## Instruction
The listing below begins with the first line you should copy; stop after the line containing "W, H = 373, 533", and drop every picture.

## Supplied material
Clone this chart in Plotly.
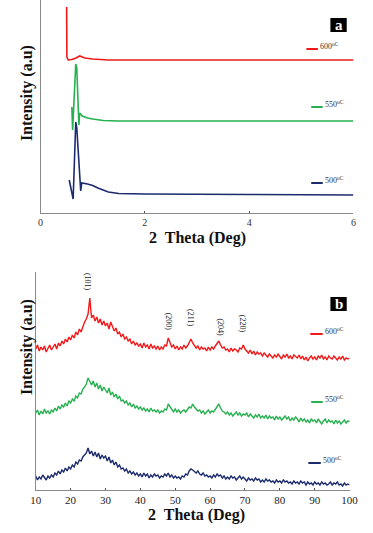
import plotly.graph_objects as go

W, H = 373, 533

# ---------------- Panel (a): low-angle XRD ----------------
a_red_x = [0.50, 0.505, 0.53, 0.60, 0.68, 0.75, 0.85, 1.0, 1.3, 2.0, 4.0, 6.0]
a_red_y = [206, 156, 153, 153.5, 155, 157, 155, 154, 153, 153, 153, 153]
a_green_x = [0.60, 0.615, 0.675, 0.695, 0.735, 0.75, 0.80, 0.90, 1.0, 1.2, 1.5, 2.0, 4.0, 6.0]
a_green_y = [106, 83, 149, 145, 88, 100, 97, 95, 94, 92.5, 92, 92, 92, 92]
a_blue_x = [0.55, 0.625, 0.675, 0.695, 0.77, 0.79, 0.90, 1.0, 1.1, 1.2, 1.3, 1.5, 2.0, 4.0, 6.0]
a_blue_y = [33, 14, 91, 85, 22, 30, 29, 27.5, 25, 23, 21, 19.5, 19, 18.5, 18]
a_ticks = [0, 2, 4, 6]

# ---------------- Panel (b): wide-angle XRD ----------------
b_x = [10 + 0.5 * i for i in range(181)]
b_red = [
    141,145,139,143,140,144,138,142,145,140,
    143,146,141,147,144,149,146,151,148,153,
    150,155,152,158,155,161,158,164,168,171,
    176,192,172,175,169,173,167,171,165,169,
    164,167,161,168,163,159,162,156,158,153,
    156,151,153,149,151,146,149,145,147,144,
    146,142,147,143,145,141,146,142,144,141,
    144,140,143,141,145,144,152,147,143,145,
    141,144,140,143,141,145,142,144,147,151,
    147,145,142,144,140,143,141,142,139,143,
    140,143,141,144,146,149,145,142,143,140,
    141,138,142,139,141,140,138,142,141,145,
    141,139,137,140,136,139,135,138,136,137,
    134,137,135,133,136,134,132,135,133,136,
    134,131,135,133,136,132,134,131,135,133,
    132,135,131,134,130,133,129,132,134,131,
    133,130,134,132,135,131,133,130,134,132,
    131,134,132,130,133,131,134,130,132,131,
    132]
b_green = [
    77,80,75,79,76,81,77,79,76,80,
    78,82,79,84,81,85,83,87,84,89,
    87,91,89,94,92,97,96,101,103,106,
    112,108,105,109,103,107,101,105,99,103,
    100,97,102,95,98,93,96,91,94,89,
    90,87,89,85,87,83,86,82,84,81,
    83,80,82,79,81,78,82,79,80,78,
    80,77,79,78,81,80,86,83,80,78,
    81,78,80,77,79,80,78,81,83,82,
    86,83,81,79,80,77,79,76,78,80,
    77,79,78,81,84,86,82,79,78,76,
    78,75,77,74,76,78,75,77,74,76,
    75,77,73,76,74,72,75,73,76,72,
    74,72,75,71,74,72,73,70,74,71,
    73,70,72,74,71,73,69,72,70,73,
    71,68,72,69,71,68,70,67,71,69,
    70,67,71,68,66,69,71,67,70,68,
    69,66,70,67,69,66,68,70,67,69,
    68]
b_blue = [
    14,10,13,11,15,12,10,14,12,15,
    13,17,15,19,16,20,18,22,19,23,
    21,25,23,28,26,30,29,33,35,37,
    42,36,39,34,38,33,37,31,35,32,
    34,29,33,27,30,25,28,23,25,21,
    22,19,21,17,19,16,18,15,17,14,
    16,13,17,14,16,12,15,13,16,14,
    15,12,14,13,16,14,17,13,15,12,
    14,12,13,11,14,13,16,15,19,21,
    20,18,17,19,16,15,17,14,15,13,
    14,12,15,13,16,14,15,12,14,11,
    13,11,14,12,13,10,12,14,11,13,
    11,9,12,10,11,9,12,10,11,8,
    10,8,11,9,10,8,9,7,10,8,
    9,7,10,8,9,7,8,6,9,7,
    8,6,9,7,8,5,8,6,7,5,
    8,6,7,5,8,6,7,5,6,8,
    5,7,6,8,5,6,4,7,5,6,
    5]
b_ticks = [10, 20, 30, 40, 50, 60, 70, 80, 90, 100]
peak_labels = ["(101)", "(200)", "(211)", "(204)", "(220)"]
peak_x = [25, 48.3, 54.5, 63, 69.5]
peak_y = [208, 168, 172, 163, 166]

series_names = ["600", "550", "500"]
RED, GREEN, BLUE = "#f01818", "#27b04f", "#1c2a6e"
colors = [RED, GREEN, BLUE]

SERIF = "Liberation Serif, Times New Roman, serif"

def px(x):
    return x / W

def py(y):
    return 1 - y / H

fig = go.Figure()

for xs, ys, c in [(a_red_x, a_red_y, RED), (a_green_x, a_green_y, GREEN), (a_blue_x, a_blue_y, BLUE)]:
    fig.add_trace(go.Scatter(x=xs, y=ys, mode="lines", line=dict(color=c, width=1.6),
                             xaxis="x", yaxis="y", showlegend=False, hoverinfo="skip"))

for ys, c in [(b_red, RED), (b_green, GREEN), (b_blue, BLUE)]:
    fig.add_trace(go.Scatter(x=b_x, y=ys, mode="lines", line=dict(color=c, width=1.4),
                             xaxis="x2", yaxis="y2", showlegend=False, hoverinfo="skip"))

axis_common = dict(showgrid=False, zeroline=False, linecolor="#8a8a8a", linewidth=1,
                   ticks="inside", ticklen=2, tickcolor="#555")

fig.update_layout(
    width=W, height=H, margin=dict(l=0, r=0, t=0, b=0),
    paper_bgcolor="white", plot_bgcolor="white",
    xaxis=dict(domain=[px(36), px(362)], range=[0, 6], tickvals=a_ticks,
               anchor="y", showline=True, tickfont=dict(family=SERIF, size=10, color="#333"),
               **axis_common),
    yaxis=dict(domain=[py(213), py(0)], range=[0, 213], showticklabels=False,
               anchor="x", showline=True, showgrid=False, zeroline=False,
               linecolor="#8a8a8a", linewidth=1, ticks=""),
    xaxis2=dict(domain=[px(31), px(358)], range=[10, 100], tickvals=b_ticks,
                anchor="y2", showline=True, tickfont=dict(family=SERIF, size=11, color="#222"),
                **axis_common),
    yaxis2=dict(domain=[py(490), py(272)], range=[0, 218], showticklabels=False,
                anchor="x2", showline=True, showgrid=False, zeroline=False,
                linecolor="#8a8a8a", linewidth=1, ticks=""),
    showlegend=False,
)

ann = []
# axis titles
for (cx, cy) in [(200, 238), (198, 515)]:
    ann.append(dict(x=px(cx), y=py(cy), xref="paper", yref="paper", text="<b>2  Theta (Deg)</b>",
                    showarrow=False, xanchor="center", yanchor="middle",
                    font=dict(family=SERIF, size=16, color="#111")))
for (cx, cy) in [(22, 93), (22, 347)]:
    ann.append(dict(x=px(cx), y=py(cy), xref="paper", yref="paper", text="<b>Intensity (a.u)</b>",
                    showarrow=False, textangle=-90, xanchor="center", yanchor="middle",
                    font=dict(family=SERIF, size=16, color="#111")))

# peak labels
for lab, xv, yv in zip(peak_labels, peak_x, peak_y):
    ann.append(dict(x=xv, y=yv, xref="x2", yref="y2", text=lab, showarrow=False, textangle=90,
                    xanchor="center", yanchor="middle",
                    font=dict(family=SERIF, size=8, color="#222")))

shapes = []
# legends
leg_a = [(313, 325, 49), (318, 330, 107), (318, 330, 183)]
leg_b = [(317, 330, 334), (318, 330, 402), (315, 328, 463)]
for leg in (leg_a, leg_b):
    for (x0, x1, yy), name, c in zip(leg, series_names, colors):
        shapes.append(dict(type="line", xref="paper", yref="paper", x0=px(x0), x1=px(x1),
                           y0=py(yy), y1=py(yy), line=dict(color=c, width=2)))
        ann.append(dict(x=px(x1 + 0.5), y=py(yy - 3), xref="paper", yref="paper",
                        text=name + "<sup>oC</sup>", showarrow=False, xanchor="left", yanchor="middle",
                        font=dict(family=SERIF, size=8, color="#333")))

# panel letters
for (x0, x1, y0, y1, letter) in [(338, 355, 18, 32, "a"), (338, 355, 297, 311, "b")]:
    shapes.append(dict(type="rect", xref="paper", yref="paper", x0=px(x0), x1=px(x1),
                       y0=py(y1), y1=py(y0), fillcolor="black", line=dict(width=0)))
    ann.append(dict(x=px((x0 + x1) / 2), y=py((y0 + y1) / 2), xref="paper", yref="paper",
                    text="<b>" + letter + "</b>", showarrow=False, xanchor="center", yanchor="middle",
                    font=dict(family=SERIF, size=15, color="white")))

fig.update_layout(annotations=ann, shapes=shapes)
fig.write_html("out.html")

## Reply
Clone this chart in Plotly.
import plotly.graph_objects as go

W, H = 373, 533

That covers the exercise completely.